Os efeitos de um período longo de alta pressão perto do Polo Sul pode ter implicações até no Hemisfério Norte, uma vez que a estratosfera Norte e Sul estão conectadas através da chamada Circulação de Brewer-Dobson. Estudo que investigou um evento significativo de aquecimento estratosférico em 2019 sobre o Polo Sul identificou uma anomalia ionosférica nos Estados Unidos que se deu na sequência com impactos geomagnéticos na América do Norte e na Europa.
O que sabemos e não sabemos sobre o impacto no Brasil
O que se sabe? Um evento de Aquecimento Estratosférico Súbito está em curso sobre o Oeste da Antártida e que na teoria poderia levar nas próximas semanas a incursões de ar frio de maior intensidade no Hemisfério Sul do nosso planeta.
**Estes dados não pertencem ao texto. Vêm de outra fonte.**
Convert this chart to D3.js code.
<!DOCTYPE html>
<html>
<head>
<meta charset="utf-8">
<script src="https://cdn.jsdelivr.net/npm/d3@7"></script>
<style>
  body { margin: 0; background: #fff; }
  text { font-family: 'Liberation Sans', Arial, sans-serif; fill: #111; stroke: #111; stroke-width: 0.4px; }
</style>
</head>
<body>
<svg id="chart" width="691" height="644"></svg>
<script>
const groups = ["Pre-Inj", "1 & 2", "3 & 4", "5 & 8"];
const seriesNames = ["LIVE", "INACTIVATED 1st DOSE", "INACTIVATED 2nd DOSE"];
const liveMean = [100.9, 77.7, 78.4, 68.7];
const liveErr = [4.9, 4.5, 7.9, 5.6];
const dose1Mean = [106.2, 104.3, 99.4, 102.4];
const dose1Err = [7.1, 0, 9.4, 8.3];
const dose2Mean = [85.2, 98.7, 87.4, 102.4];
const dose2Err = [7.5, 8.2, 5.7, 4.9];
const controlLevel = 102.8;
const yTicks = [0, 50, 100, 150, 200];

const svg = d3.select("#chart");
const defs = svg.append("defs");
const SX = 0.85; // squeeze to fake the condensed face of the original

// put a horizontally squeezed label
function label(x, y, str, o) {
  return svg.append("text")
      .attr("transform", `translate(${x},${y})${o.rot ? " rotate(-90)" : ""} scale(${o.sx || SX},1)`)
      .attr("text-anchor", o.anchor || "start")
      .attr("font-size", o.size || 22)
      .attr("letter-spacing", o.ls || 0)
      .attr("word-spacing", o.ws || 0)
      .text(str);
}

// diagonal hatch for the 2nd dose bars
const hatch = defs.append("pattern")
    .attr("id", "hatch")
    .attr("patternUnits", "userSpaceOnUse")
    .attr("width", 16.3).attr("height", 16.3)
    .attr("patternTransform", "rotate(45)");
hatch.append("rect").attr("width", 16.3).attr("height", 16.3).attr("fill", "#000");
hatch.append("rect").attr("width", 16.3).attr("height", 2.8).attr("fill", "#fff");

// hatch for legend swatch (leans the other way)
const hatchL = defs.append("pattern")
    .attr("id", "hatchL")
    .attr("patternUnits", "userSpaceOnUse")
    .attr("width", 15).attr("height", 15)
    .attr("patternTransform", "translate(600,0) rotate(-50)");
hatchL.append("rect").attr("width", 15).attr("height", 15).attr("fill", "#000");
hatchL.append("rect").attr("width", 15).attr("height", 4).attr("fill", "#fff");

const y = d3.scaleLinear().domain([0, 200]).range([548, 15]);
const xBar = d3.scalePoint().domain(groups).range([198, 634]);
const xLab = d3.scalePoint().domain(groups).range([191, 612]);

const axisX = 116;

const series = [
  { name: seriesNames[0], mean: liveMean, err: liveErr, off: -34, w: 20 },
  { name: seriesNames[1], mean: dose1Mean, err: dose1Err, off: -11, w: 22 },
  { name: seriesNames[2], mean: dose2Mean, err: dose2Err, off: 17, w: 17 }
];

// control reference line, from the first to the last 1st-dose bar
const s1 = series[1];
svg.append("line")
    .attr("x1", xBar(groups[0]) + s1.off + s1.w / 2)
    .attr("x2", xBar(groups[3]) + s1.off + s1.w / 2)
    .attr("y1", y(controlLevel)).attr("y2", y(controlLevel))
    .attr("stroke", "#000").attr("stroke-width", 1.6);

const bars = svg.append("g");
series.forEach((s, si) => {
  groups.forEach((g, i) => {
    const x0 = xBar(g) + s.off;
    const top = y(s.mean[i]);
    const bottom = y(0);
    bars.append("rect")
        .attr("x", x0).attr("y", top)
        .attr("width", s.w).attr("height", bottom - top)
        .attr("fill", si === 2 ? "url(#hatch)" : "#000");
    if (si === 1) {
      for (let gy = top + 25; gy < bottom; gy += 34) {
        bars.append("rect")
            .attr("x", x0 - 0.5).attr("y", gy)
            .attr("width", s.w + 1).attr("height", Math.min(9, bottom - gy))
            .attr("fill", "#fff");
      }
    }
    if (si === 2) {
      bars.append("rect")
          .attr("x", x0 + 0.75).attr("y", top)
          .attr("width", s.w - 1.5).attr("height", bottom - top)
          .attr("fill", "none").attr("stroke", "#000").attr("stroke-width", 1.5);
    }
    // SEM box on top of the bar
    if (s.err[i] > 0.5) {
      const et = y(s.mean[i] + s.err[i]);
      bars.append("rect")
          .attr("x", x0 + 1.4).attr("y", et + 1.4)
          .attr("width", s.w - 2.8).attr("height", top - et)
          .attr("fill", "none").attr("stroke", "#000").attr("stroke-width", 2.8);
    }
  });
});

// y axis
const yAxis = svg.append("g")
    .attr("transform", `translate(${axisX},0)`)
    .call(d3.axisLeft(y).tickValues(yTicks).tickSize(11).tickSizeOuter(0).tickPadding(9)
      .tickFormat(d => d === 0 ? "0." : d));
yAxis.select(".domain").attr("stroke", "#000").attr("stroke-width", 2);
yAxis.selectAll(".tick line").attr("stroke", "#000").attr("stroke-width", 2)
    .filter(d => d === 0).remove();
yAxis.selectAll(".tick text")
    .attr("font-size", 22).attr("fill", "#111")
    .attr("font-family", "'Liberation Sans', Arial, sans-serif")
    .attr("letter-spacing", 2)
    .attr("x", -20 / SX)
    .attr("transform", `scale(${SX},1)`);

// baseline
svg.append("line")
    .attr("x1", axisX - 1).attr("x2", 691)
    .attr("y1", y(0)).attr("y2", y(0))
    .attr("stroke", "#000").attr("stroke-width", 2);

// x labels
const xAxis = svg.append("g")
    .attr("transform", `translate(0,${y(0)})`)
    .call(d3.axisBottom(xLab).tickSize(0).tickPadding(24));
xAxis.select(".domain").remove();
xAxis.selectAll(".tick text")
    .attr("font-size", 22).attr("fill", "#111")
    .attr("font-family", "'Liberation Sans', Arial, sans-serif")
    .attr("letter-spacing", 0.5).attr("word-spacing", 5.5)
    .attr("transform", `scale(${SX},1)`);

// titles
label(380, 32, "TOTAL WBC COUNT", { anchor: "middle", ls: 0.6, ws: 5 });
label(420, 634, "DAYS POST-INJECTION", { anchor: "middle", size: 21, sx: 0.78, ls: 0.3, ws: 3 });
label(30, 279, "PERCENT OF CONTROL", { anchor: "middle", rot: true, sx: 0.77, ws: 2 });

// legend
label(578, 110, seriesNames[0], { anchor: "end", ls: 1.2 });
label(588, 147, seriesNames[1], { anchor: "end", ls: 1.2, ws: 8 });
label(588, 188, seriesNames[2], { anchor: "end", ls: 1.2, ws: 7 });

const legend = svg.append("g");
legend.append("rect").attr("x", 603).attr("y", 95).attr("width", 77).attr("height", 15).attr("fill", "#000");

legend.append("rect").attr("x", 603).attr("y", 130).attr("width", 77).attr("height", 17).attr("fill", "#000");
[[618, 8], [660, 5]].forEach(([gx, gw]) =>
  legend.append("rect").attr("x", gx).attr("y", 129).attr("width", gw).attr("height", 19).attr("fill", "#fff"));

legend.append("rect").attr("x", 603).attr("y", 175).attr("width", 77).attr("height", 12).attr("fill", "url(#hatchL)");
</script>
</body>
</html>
O que não se sabe? Quais serão as áreas do Hemisfério Sul que podem ser afetadas pelas incursões de ar gelado. Os impactos em frio podem se dar mais na Austrália e na Nova Zelândia, por exemplo, que na América do Sul com ar mais quente por aqui, e vice-versa.
Os vários modelos de clima com tendência para agosto, a propósito, indicam que o próximo mês deve ter temperatura acima da média em grande parte da América do Sul e em quase todo o Brasil, inclusive em muitas áreas da Região Sul.
Ocorre que os modelos de clima foram rodados antes da ocorrência do Aquecimento Estratosférico Súbito, ou seja, quando da inicialização da simulação ainda não ocorria a elevação acentuada da temperatura na estratosfera sobre a Antártida. Assim, quais vão ser os desdobramentos deste evento no Brasil ainda são uma incógnita, mas, levando em conta que não se trata de um grande evento de aquecimento estratosférico, o mais provável é que não sejam significativos.
O que ocorreu em evento passados Aquecimento Estratosférico Súbito
Há casos documentados de eventos de Aquecimento Estratosférico Súbito no Hemisfério Sul pelo serviço meteorológico neozelandês (NIWA) em setembro de 2002 e em setembro de 2010. No caso da Nova Zelândia, em 2002 e 2010 houve reflexos com mais chuva e muito frio. Em 2002, setembro teve episódios de frio muito intenso no país com alta frequência de geada. Em 2010, choveu muito e fez frio no Sul neozelandês.
Aqui, setembro de 2002 foi mais frio e chuvoso que a média com onda de frio intenso e neve no começo do mês. Já setembro de 2010 teve temperatura perto ou abaixo da média com chuva acima da média na maioria das regiões gaúchas.
Na segunda quinzena de agosto de 2019, ocorreu um Aquecimento Estratosférico Súbito sobre a Antártida. Não houve, entretanto, grande impacto no Brasil, conforme análise dos dados pela MetSul Meteorologia.
Dados de setembro de 2019 de Porto Alegre mostram que não houve nenhuma grande onda de frio de maior intensidade. Na primeira semana do mês foram anotados dias de temperatura baixa com mínima de 6,9ºC. No dia 23, houve a mínima do mês com 6,8ºC. Os valores, porém, não são condizentes com episódios de frio muito intenso e que fujam à normalidade.
No Hemisfério Sul, setembro de 2019 terminou com temperaturas acima da média no Centro-Sul da Austrália, muito acima da média na África do Sul e na maior parte da Argentina. A temperatura ficou abaixo da média no Sul argentino, no Uruguai e no Oeste e no Sul do Rio Grande do Sul. Bagé teve muitos dias frios para setembro na primeira semana do mês e entre 16 e 25 de setembro daquele ano.